Le projet de LEFin clarifie par ailleurs les questions des présences suisses des acteurs étrangers de la gestion collective. Le projet de LEFin interdit aux directions de fonds étrangères d’ouvrir une représentation en Suisse (cf. art. 54 al. 2 du projet de LEFin). De même, l’ouverture de succursales suisses leur sera interdite (cf. art. 48 al. 2 du projet de LEFin). Il en résulte à notre avis une distorsion avec le régime applicable aux banques, dont la surveillance est réputée plus étendue. Le Message indique qu’il n’y a par contre aucune raison de ne pas offrir aux gestionnaires de fortune collective la possibilité d’ouvrir une représentation en Suisse, et ce contrairement à ce que laissait entendre le rapport explicatif de l’avant-projet de LEFin (cf. Rapport explicatif, p. 136, et commentaire CDBF du 23 septembre 2014). A l’instar du droit actuellement en vigueur, le projet de LEFin prévoit expressément les succursales de gestionnaires étrangers (cf. art. 48ss).

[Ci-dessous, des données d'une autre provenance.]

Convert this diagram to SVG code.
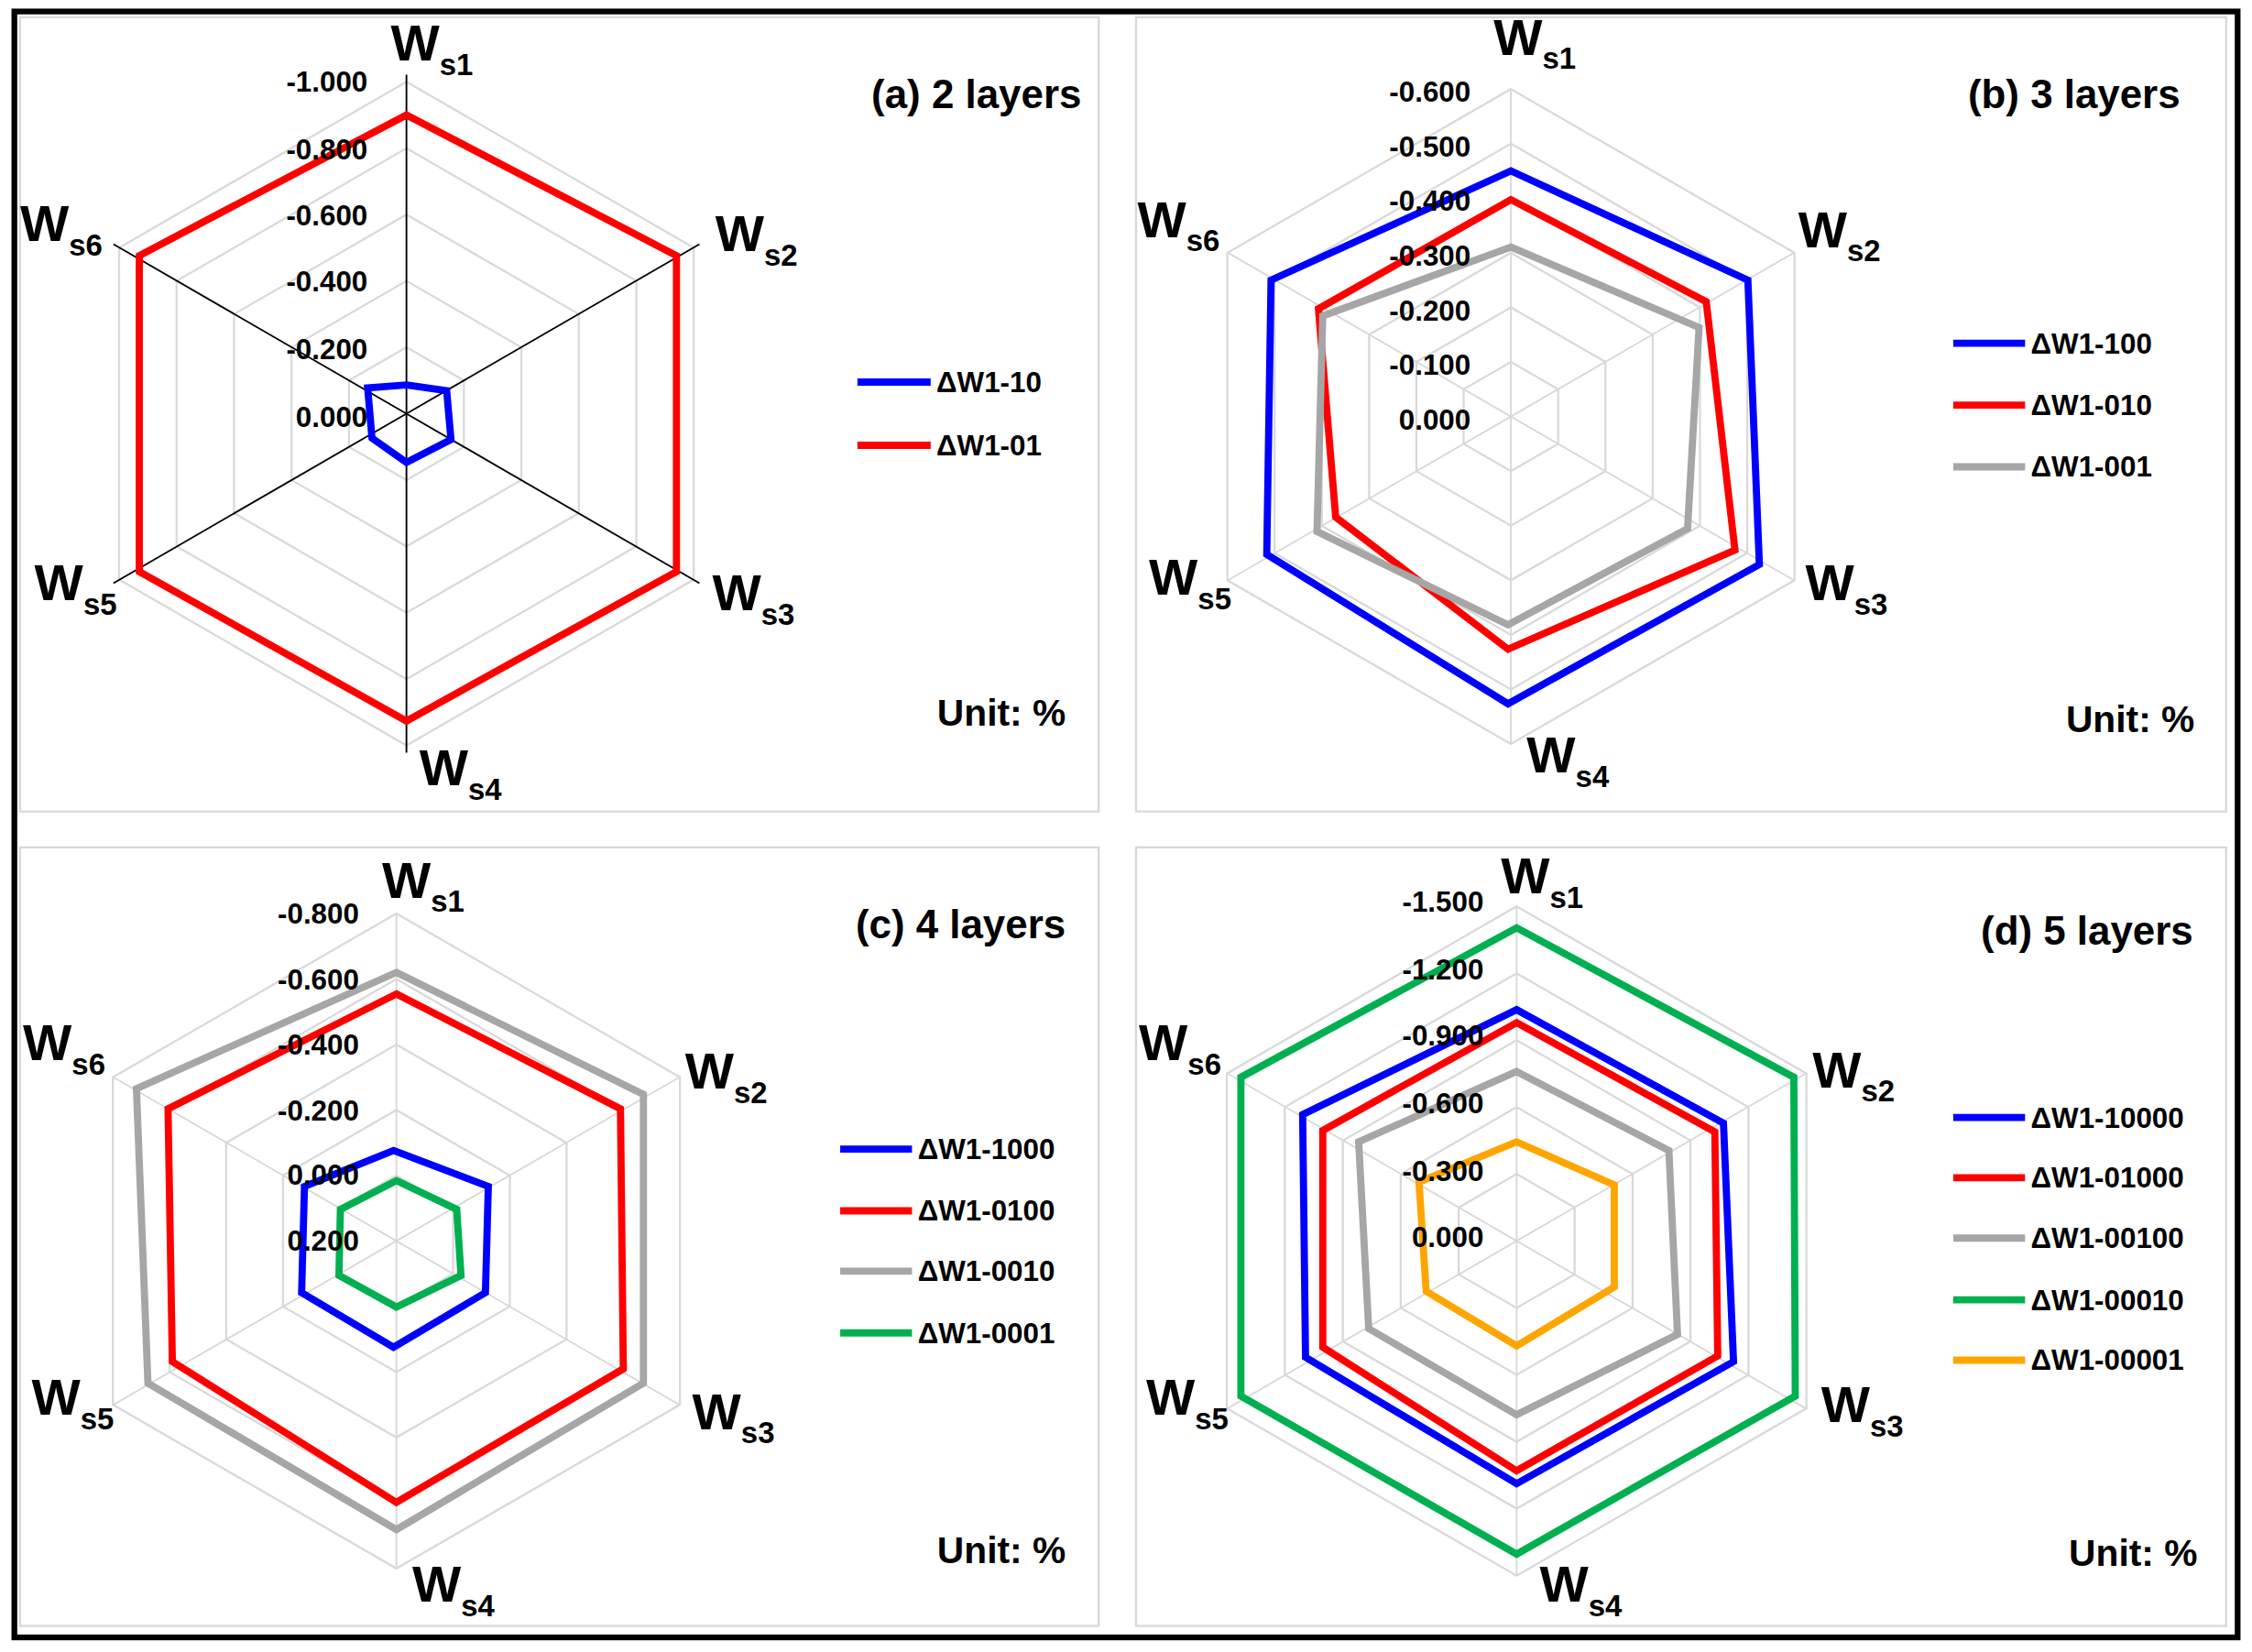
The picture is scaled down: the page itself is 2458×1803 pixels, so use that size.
<svg xmlns="http://www.w3.org/2000/svg" xmlns:xlink="http://www.w3.org/1999/xlink" width="2458" height="1803" viewBox="0 0 2458 1803">
<style>
text{font-family:"Liberation Sans",Arial,sans-serif;font-weight:bold;fill:#000}
.ax{stroke:#d9d9d9;stroke-width:1.2}
.axk{stroke:#000;stroke-width:1.2}
.panel{fill:#fff;stroke:#d9d9d9;stroke-width:1.5}
.s{fill:none;stroke-width:5;stroke-linejoin:miter}
.tick{font-size:20px;text-anchor:end}
.lab{font-size:36px}
.sub{font-size:21px}
.title{font-size:28px;text-anchor:end}
.leg{font-size:20px}
.unit{font-size:26px;text-anchor:end}
</style>
<defs>
<polygon id="hex" points="0,-1 0.866,-0.5 0.866,0.5 0,1 -0.866,0.5 -0.866,-0.5" fill="none" stroke="#d9d9d9" stroke-width="2.3" vector-effect="non-scaling-stroke"/>
</defs>
<rect width="2458" height="1803" fill="#fff"/>
<g transform="scale(1.5676)">
<rect x="10" y="8" width="1548" height="1132" fill="none" stroke="#000" stroke-width="4"/>

<g id="panel-a">
<rect class="panel" x="14" y="12" width="751" height="553"/>
<g>
<use xlink:href="#hex" transform="translate(283,288) scale(46.2)"/>
<use xlink:href="#hex" transform="translate(283,288) scale(92.4)"/>
<use xlink:href="#hex" transform="translate(283,288) scale(138.6)"/>
<use xlink:href="#hex" transform="translate(283,288) scale(184.8)"/>
<use xlink:href="#hex" transform="translate(283,288) scale(231)"/>
</g>
<g class="axk">
<line x1="283" y1="288" x2="283" y2="52"/><line x1="283" y1="288" x2="487" y2="170"/>
<line x1="283" y1="288" x2="487" y2="406"/><line x1="283" y1="288" x2="283" y2="524"/>
<line x1="283" y1="288" x2="79" y2="406"/><line x1="283" y1="288" x2="79" y2="170"/>
</g>
<polygon class="s" stroke="#ff0000" points="283,80 471,178 471,398 283,502 97,398 97,178"/>
<polygon class="s" stroke="#0000ff" points="283,268 311,272 314,306 283,322 259,305 256,270"/>
<g class="tick">
<text x="256" y="64">-1.000</text><text x="256" y="111">-0.800</text><text x="256" y="157">-0.600</text>
<text x="256" y="203">-0.400</text><text x="256" y="250">-0.200</text><text x="256" y="297">0.000</text>
</g>
<g class="lab">
<text x="272" y="42">W<tspan class="sub" dy="10">s1</tspan></text>
<text x="498" y="175">W<tspan class="sub" dy="10">s2</tspan></text>
<text x="496" y="425">W<tspan class="sub" dy="10">s3</tspan></text>
<text x="292" y="547">W<tspan class="sub" dy="10">s4</tspan></text>
<text x="24" y="418">W<tspan class="sub" dy="10">s5</tspan></text>
<text x="14" y="168">W<tspan class="sub" dy="10">s6</tspan></text>
</g>
<text class="title" x="753" y="75">(a) 2 layers</text>
<line x1="597" y1="266" x2="648" y2="266" stroke="#0000ff" stroke-width="5"/>
<text class="leg" x="652" y="273">ΔW1-10</text>
<line x1="597" y1="310" x2="648" y2="310" stroke="#ff0000" stroke-width="5"/>
<text class="leg" x="652" y="317">ΔW1-01</text>
<text class="unit" x="742" y="505">Unit: %</text>
</g>

<g id="panel-b">
<rect class="panel" x="791" y="12" width="759" height="553"/>
<g>
<use xlink:href="#hex" transform="translate(1052,290) scale(38)"/>
<use xlink:href="#hex" transform="translate(1052,290) scale(76)"/>
<use xlink:href="#hex" transform="translate(1052,290) scale(114)"/>
<use xlink:href="#hex" transform="translate(1052,290) scale(152)"/>
<use xlink:href="#hex" transform="translate(1052,290) scale(190)"/>
<use xlink:href="#hex" transform="translate(1052,290) scale(228)"/>
</g>
<g class="ax">
<line x1="1052" y1="290" x2="1052" y2="62"/><line x1="1052" y1="290" x2="1249" y2="176"/>
<line x1="1052" y1="290" x2="1249" y2="404"/><line x1="1052" y1="290" x2="1052" y2="518"/>
<line x1="1052" y1="290" x2="855" y2="404"/><line x1="1052" y1="290" x2="855" y2="176"/>
</g>
<polygon class="s" stroke="#0000ff" points="1052,119 1217,195 1225,393 1050,490 882,386 885,195"/>
<polygon class="s" stroke="#ff0000" points="1052,139 1188,210 1208,383 1050,452 930,360 918,215"/>
<polygon class="s" stroke="#a6a6a6" points="1052,172 1183,228 1175,368 1050,435 917,370 921,220"/>
<g class="tick">
<text x="1024" y="71">-0.600</text><text x="1024" y="109">-0.500</text><text x="1024" y="147">-0.400</text>
<text x="1024" y="185">-0.300</text><text x="1024" y="223">-0.200</text><text x="1024" y="261">-0.100</text>
<text x="1024" y="299">0.000</text>
</g>
<g class="lab">
<text x="1040" y="38">W<tspan class="sub" dy="10">s1</tspan></text>
<text x="1252" y="172">W<tspan class="sub" dy="10">s2</tspan></text>
<text x="1257" y="418">W<tspan class="sub" dy="10">s3</tspan></text>
<text x="1063" y="538">W<tspan class="sub" dy="10">s4</tspan></text>
<text x="800" y="414">W<tspan class="sub" dy="10">s5</tspan></text>
<text x="792" y="165">W<tspan class="sub" dy="10">s6</tspan></text>
</g>
<text class="title" x="1518" y="75">(b) 3 layers</text>
<line x1="1360" y1="239" x2="1410" y2="239" stroke="#0000ff" stroke-width="5"/>
<text class="leg" x="1414" y="246">ΔW1-100</text>
<line x1="1360" y1="282" x2="1410" y2="282" stroke="#ff0000" stroke-width="5"/>
<text class="leg" x="1414" y="289">ΔW1-010</text>
<line x1="1360" y1="325" x2="1410" y2="325" stroke="#a6a6a6" stroke-width="5"/>
<text class="leg" x="1414" y="332">ΔW1-001</text>
<text class="unit" x="1528" y="510">Unit: %</text>
</g>

<g id="panel-c">
<rect class="panel" x="14" y="590" width="751" height="542"/>
<g>
<use xlink:href="#hex" transform="translate(276,864) scale(45.6)"/>
<use xlink:href="#hex" transform="translate(276,864) scale(91.2)"/>
<use xlink:href="#hex" transform="translate(276,864) scale(136.8)"/>
<use xlink:href="#hex" transform="translate(276,864) scale(182.4)"/>
<use xlink:href="#hex" transform="translate(276,864) scale(228)"/>
</g>
<g class="ax">
<line x1="276" y1="864" x2="276" y2="636"/><line x1="276" y1="864" x2="473" y2="750"/>
<line x1="276" y1="864" x2="473" y2="978"/><line x1="276" y1="864" x2="276" y2="1092"/>
<line x1="276" y1="864" x2="79" y2="978"/><line x1="276" y1="864" x2="79" y2="750"/>
</g>
<polygon class="s" stroke="#a6a6a6" points="276,677 448,762 448,963 276,1065 103,963 95,758"/>
<polygon class="s" stroke="#ff0000" points="276,692 432,772 434,953 276,1046 120,948 117,772"/>
<polygon class="s" stroke="#0000ff" points="274,801 340,826 338,900 274,938 210,900 212,826"/>
<polygon class="s" stroke="#00b050" points="276,822 318,842 321,888 276,910 236,888 237,842"/>
<g class="tick">
<text x="250" y="643">-0.800</text><text x="250" y="689">-0.600</text><text x="250" y="734">-0.400</text>
<text x="250" y="780">-0.200</text><text x="250" y="825">0.000</text><text x="250" y="871">0.200</text>
</g>
<g class="lab">
<text x="266" y="625">W<tspan class="sub" dy="10">s1</tspan></text>
<text x="477" y="758">W<tspan class="sub" dy="10">s2</tspan></text>
<text x="482" y="995">W<tspan class="sub" dy="10">s3</tspan></text>
<text x="287" y="1115">W<tspan class="sub" dy="10">s4</tspan></text>
<text x="22" y="985">W<tspan class="sub" dy="10">s5</tspan></text>
<text x="16" y="738">W<tspan class="sub" dy="10">s6</tspan></text>
</g>
<text class="title" x="742" y="653">(c) 4 layers</text>
<line x1="585" y1="800" x2="635" y2="800" stroke="#0000ff" stroke-width="5"/>
<text class="leg" x="639" y="807">ΔW1-1000</text>
<line x1="585" y1="843" x2="635" y2="843" stroke="#ff0000" stroke-width="5"/>
<text class="leg" x="639" y="850">ΔW1-0100</text>
<line x1="585" y1="885" x2="635" y2="885" stroke="#a6a6a6" stroke-width="5"/>
<text class="leg" x="639" y="892">ΔW1-0010</text>
<line x1="585" y1="928" x2="635" y2="928" stroke="#00b050" stroke-width="5"/>
<text class="leg" x="639" y="935">ΔW1-0001</text>
<text class="unit" x="742" y="1088">Unit: %</text>
</g>

<g id="panel-d">
<rect class="panel" x="791" y="590" width="759" height="542"/>
<g>
<use xlink:href="#hex" transform="translate(1056,864) scale(46.6)"/>
<use xlink:href="#hex" transform="translate(1056,864) scale(93.2)"/>
<use xlink:href="#hex" transform="translate(1056,864) scale(139.8)"/>
<use xlink:href="#hex" transform="translate(1056,864) scale(186.4)"/>
<use xlink:href="#hex" transform="translate(1056,864) scale(233)"/>
</g>
<g class="ax">
<line x1="1056" y1="864" x2="1056" y2="631"/><line x1="1056" y1="864" x2="1258" y2="747"/>
<line x1="1056" y1="864" x2="1258" y2="981"/><line x1="1056" y1="864" x2="1056" y2="1097"/>
<line x1="1056" y1="864" x2="854" y2="981"/><line x1="1056" y1="864" x2="854" y2="747"/>
</g>
<polygon class="s" stroke="#00b050" points="1056,646 1249,750 1250,972 1056,1082 864,972 864,750"/>
<polygon class="s" stroke="#0000ff" points="1056,703 1200,782 1207,948 1056,1033 909,945 907,776"/>
<polygon class="s" stroke="#ff0000" points="1056,712 1194,788 1196,944 1056,1024 921,938 921,787"/>
<polygon class="s" stroke="#a6a6a6" points="1056,746 1162,801 1168,929 1056,985 953,925 946,795"/>
<polygon class="s" stroke="#ffa500" points="1056,795 1124,825 1124,896 1056,937 993,899 988,823"/>
<g class="tick">
<text x="1033" y="635">-1.500</text><text x="1033" y="682">-1.200</text><text x="1033" y="728">-0.900</text>
<text x="1033" y="775">-0.600</text><text x="1033" y="822">-0.300</text><text x="1033" y="868">0.000</text>
</g>
<g class="lab">
<text x="1045" y="622">W<tspan class="sub" dy="10">s1</tspan></text>
<text x="1262" y="757">W<tspan class="sub" dy="10">s2</tspan></text>
<text x="1268" y="990">W<tspan class="sub" dy="10">s3</tspan></text>
<text x="1072" y="1115">W<tspan class="sub" dy="10">s4</tspan></text>
<text x="798" y="985">W<tspan class="sub" dy="10">s5</tspan></text>
<text x="793" y="738">W<tspan class="sub" dy="10">s6</tspan></text>
</g>
<text class="title" x="1527" y="658">(d) 5 layers</text>
<line x1="1360" y1="778" x2="1410" y2="778" stroke="#0000ff" stroke-width="5"/>
<text class="leg" x="1414" y="785">ΔW1-10000</text>
<line x1="1360" y1="820" x2="1410" y2="820" stroke="#ff0000" stroke-width="5"/>
<text class="leg" x="1414" y="827">ΔW1-01000</text>
<line x1="1360" y1="862" x2="1410" y2="862" stroke="#a6a6a6" stroke-width="5"/>
<text class="leg" x="1414" y="869">ΔW1-00100</text>
<line x1="1360" y1="905" x2="1410" y2="905" stroke="#00b050" stroke-width="5"/>
<text class="leg" x="1414" y="912">ΔW1-00010</text>
<line x1="1360" y1="947" x2="1410" y2="947" stroke="#ffa500" stroke-width="5"/>
<text class="leg" x="1414" y="954">ΔW1-00001</text>
<text class="unit" x="1530" y="1090">Unit: %</text>
</g>
</g>
</svg>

Les projets de LSFin et de LEFin apportent des modifications importantes à la réglementation de la gestion collective, qui vont au-delà d’une réorganisation formelle des dispositions applicables. Les acteurs suisses et étrangers de la gestion collective devront anticiper le nouveau cadre en considérant tant la LSFin et la LEFin, que la LPCC. Si la gestion collective fait déjà l’objet d’une réglementation largement calquée sur les directives européennes (UCITS et AIFMD), on soulignera qu’il est désormais essentiel que la réglementation suisse des services et des prestataires financiers dans sa globalité réponde aux standards internationaux. Lors de l’adoption de la LSFin et la LEFin, le Parlement devra poser les conditions cadres pour que les intermédiaires financiers suisses puissent accéder aux marchés européens et mondiaux mais sans pour autant les soumettre à des conditions plus strictes que celles découlant de ces standards internationaux.